A Sound Business, With Sound Management and Governance
As a matter pride, a donor generally doesn't want to pass on a "bad" business to his or her family. Likewise, most prospective donees probably don't relish the challenges of running a troubled enterprise. As it is in situations involving a sale of the business, it is important to have a solid business foundation — a sound operating model, a timely and well-conceived business plan and products/services that are compelling and differentiated in the marketplace.
Having a strong management team, current and future, is an important consideration and often a stumbling block to efficient transfer of ownership. In fact, owners who are actively involved in the business often confuse the concepts of management and ownership succession. These are — and should be treated as — distinct plans and having a management-succession plan in place is just as vital to the process as the plan for transferring ownership and stewardship in the business.
A majority of family business owners who plan to retire in the next five years say they have not identified a successor. And the top spot isn't the only one that has to be filled — second-tier leadership positions are just as important in maintaining continuity. Before they can step in, successors need to be three things: identified, in place and ready. It's rare to find a company that doesn't have a gap in at least one area. The question is how to close any gaps. That puts a premium not only on planning ahead, but also on recruiting, retention and training.

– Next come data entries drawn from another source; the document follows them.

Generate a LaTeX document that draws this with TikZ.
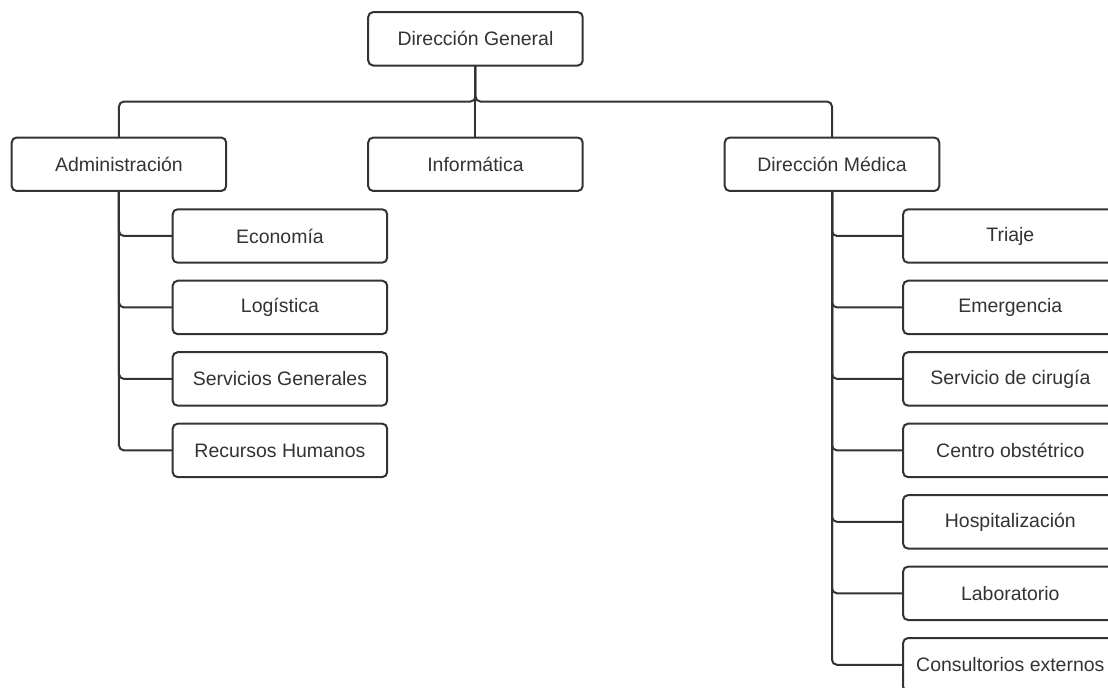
\documentclass[tikz,border=0pt]{standalone}
\usepackage{fontspec}
\setmainfont{Liberation Sans}
\usepackage{xcolor}
\usetikzlibrary{positioning}
\definecolor{ink}{HTML}{333333}
\tikzset{
  unit/.style={rectangle,draw=ink,fill=white,rounded corners=3.75pt,line width=1.5pt,
    minimum width=160.9pt,minimum height=40.1pt,align=center,inner sep=2pt,outer sep=0pt,
    text=ink,font=\fontsize{14.6pt}{17pt}\selectfont},
  link/.style={draw=ink,line width=1.5pt,rounded corners=3.75pt},
}

\begin{document}
\begin{tikzpicture}[node distance=13.5pt and 106.5pt]
  \useasboundingbox (0,0) rectangle (831pt,-516pt);
  \clip (0,0) rectangle (831pt,-516pt);
  \node[unit] (dg) at (356.6pt,-29.1pt) {Dirección General};
  \node[unit,below=54pt of dg] (inf) {Informática};
  \node[unit,left=of inf] (adm) {Administración};
  \node[unit,right=of inf] (dm) {Dirección Médica};
  % administracion
  \node[unit,below right=13.7pt and 40.3pt of adm.south] (eco) {Economía};
  \node[unit,below=of eco] (log) {Logística};
  \node[unit,below=of log] (sg) {Servicios Generales};
  \node[unit,below=of sg] (rh) {Recursos Humanos};
  % direccion medica
  \node[unit,below right=13.7pt and 53.3pt of dm.south] (tri) {Triaje};
  \node[unit,below=of tri] (eme) {Emergencia};
  \node[unit,below=of eme] (cir) {Servicio de cirugía};
  \node[unit,below=of cir] (obs) {Centro obstétrico};
  \node[unit,below=of obs] (hos) {Hospitalización};
  \node[unit,below=of hos] (lab) {Laboratorio};
  \node[unit,below=of lab] (con) {Consultorios externos};
  \draw[link] (dg.south) -- (inf.north);
  \draw[link] (dg.south) -- ++(0,-27pt) -| (adm.north);
  \draw[link] (dg.south) -- ++(0,-27pt) -| (dm.north);
  \foreach \k in {eco,log,sg,rh} \draw[link] (adm.south) |- (\k.west);
  \foreach \k in {tri,eme,cir,obs,hos,lab,con} \draw[link] (dm.south) |- (\k.west);
\end{tikzpicture}
\end{document}
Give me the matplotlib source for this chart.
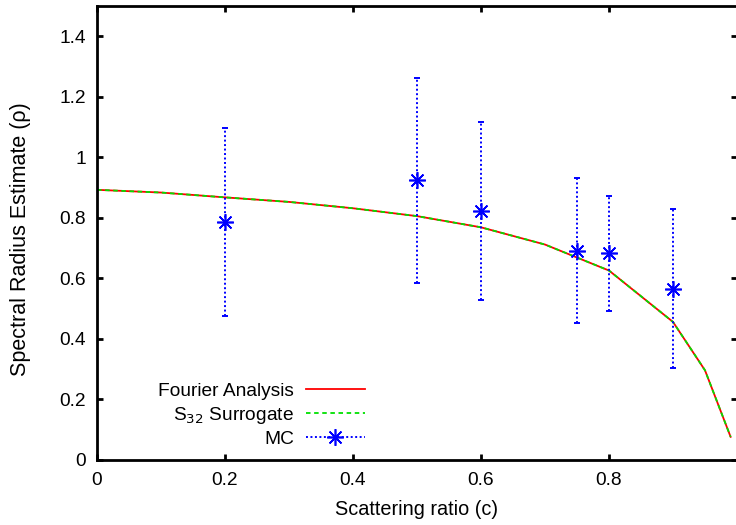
import matplotlib
matplotlib.use("Agg")
import matplotlib.pyplot as plt
from matplotlib.lines import Line2D

plt.rcParams['font.family'] = ['Liberation Sans', 'DejaVu Sans']

# Data
c_vals = [0.0, 0.1, 0.2, 0.3, 0.4, 0.5, 0.6, 0.7, 0.8, 0.9, 0.95, 0.99]
fourier = [0.892, 0.883, 0.867, 0.852, 0.831, 0.805, 0.768, 0.711, 0.625, 0.455, 0.295, 0.075]
surrogate = [0.892, 0.883, 0.867, 0.852, 0.831, 0.805, 0.768, 0.711, 0.625, 0.455, 0.295, 0.075]
mc_c = [0.2, 0.5, 0.6, 0.75, 0.8, 0.9]
mc_rho = [0.786, 0.923, 0.823, 0.691, 0.682, 0.564]
mc_err = [0.311, 0.340, 0.294, 0.240, 0.191, 0.263]
xticks = [0, 0.2, 0.4, 0.6, 0.8]
xticklabels = ['0', '0.2', '0.4', '0.6', '0.8']
yticks = [0, 0.2, 0.4, 0.6, 0.8, 1.0, 1.2, 1.4]
yticklabels = ['0', '0.2', '0.4', '0.6', '0.8', '1', '1.2', '1.4']

W, H = 736, 525
fig = plt.figure(figsize=(W / 100, H / 100), dpi=100)
left, right, bottom, top = 97, 737, 459.5, 6
ax = fig.add_axes([left / W, 1 - bottom / H, (right - left) / W, (bottom - top) / H])

ax.plot(c_vals, fourier, color='#ff0000', lw=1.3, label='Fourier Analysis')
ax.plot(c_vals, surrogate, color='#00e000', lw=1.3, dashes=(2.5, 2), label='S$_{32}$ Surrogate')

eb = ax.errorbar(mc_c, mc_rho, yerr=mc_err, fmt='none', ecolor='#0000ff',
                 elinewidth=1.4, capsize=2.5, capthick=1.4)
for lc in eb[2]:
    lc.set_linestyle((0, (1, 1.3)))
ax.plot(mc_c, mc_rho, linestyle='none', marker=(8, 2, 0), markersize=12,
        markeredgewidth=1.2, color='#0000ff')

mc_handle = Line2D([], [], color='#0000ff', linestyle=(0, (1, 1.3)), lw=1.4,
                   marker=(8, 2, 0), markersize=12, markeredgewidth=1.2)
handles, labels = ax.get_legend_handles_labels()
handles.append(mc_handle)
labels.append('MC')
ax.legend(handles, labels, loc='lower right', bbox_to_anchor=((365 - left) / (right - left), 0.025),
          frameon=False, markerfirst=False, handlelength=3.1, handletextpad=0.6,
          labelspacing=0.25, borderpad=0, borderaxespad=0, numpoints=1, fontsize=13.8)

ax.set_xlim(0, 1)
ax.set_ylim(0, 1.5)
ax.set_xticks(xticks)
ax.set_xticklabels(xticklabels)
ax.set_yticks(yticks)
ax.set_yticklabels(yticklabels)
ax.tick_params(direction='in', length=4.5, width=2, top=True, right=True,
               labelsize=13.8)
ax.tick_params(axis='x', pad=9)
ax.tick_params(axis='y', pad=8)
for s in ax.spines.values():
    s.set_linewidth(2)

ax.set_xlabel('Scattering ratio (c)', fontsize=14.3, labelpad=8)
ax.set_ylabel('Spectral Radius Estimate (ρ)', fontsize=15.5)
ax.yaxis.set_label_coords(-66 / (right - left), 0.485)

fig.savefig('out.png', dpi=100)
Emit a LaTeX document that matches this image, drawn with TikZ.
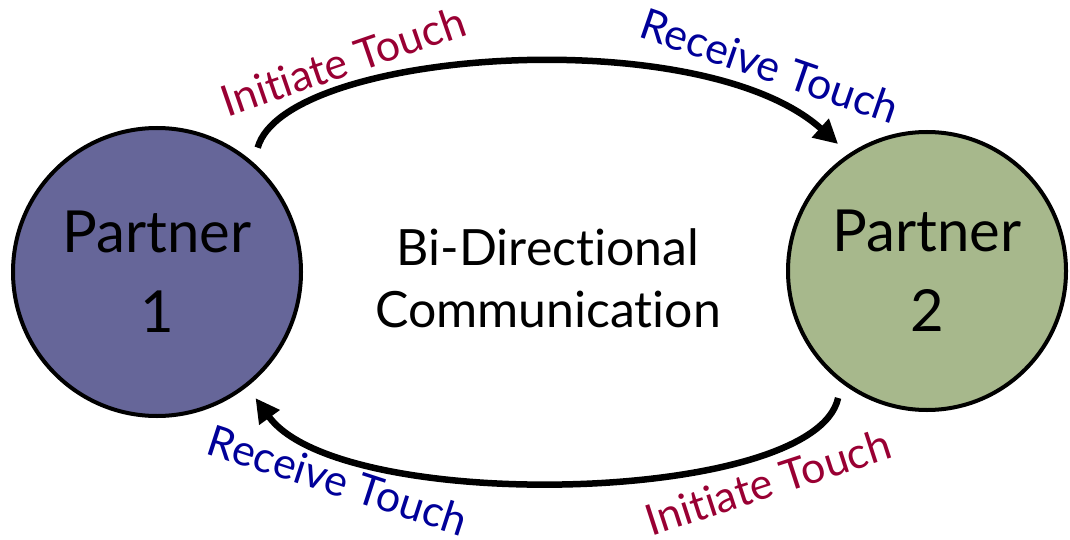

It is important not only to make a plan, but to discuss it with family and other stakeholders to make sure it's one for which everyone is comfortable and prepared. A business is many things to many people. For a management successor, it may be a career path. For an inactive family member, it can be a source of future financial independence and opportunity. A particular enterprise will lie somewhere on a continuum of priorities — on one end a pure family system managed by blood ties and on the other a pure business system built on profit and management by whoever is most qualified. Most businesses fall somewhere in between these extremes and managing expectations is a balancing act. One way to achieve this balance is to establish a governing structure — such as an outside board of advisors or a formally constituted family council — that separates the "family-ownership activity" from the "business-management activity"
A Sense of Urgency
Transferring a business from one generation to the next involves hard work and difficult decisions. Frankly speaking, it can be easier to sell a business than to make it multigenerational.
Maybe you've built your business from the ground up. Maybe you've been a good steward of something passed on to you. Maybe your success has been based on balancing and serving the demands of private investors. Even if you intend to be the last link in the chain, there's a right and a wrong way to pass on the value of the company. It all starts with a plan.
In any era, it is important is not to wait to plan — but the change in tax law and the potential for a $5 million exemption (or $10 million if combined with a spouse) through the end of 2012 heightens the sense of urgency to plan considerably. Succession lies in the future, but succession planning is a present-day necessity. Every day that passes may reduce the number of options you'll have and even small steps should help keep those options open.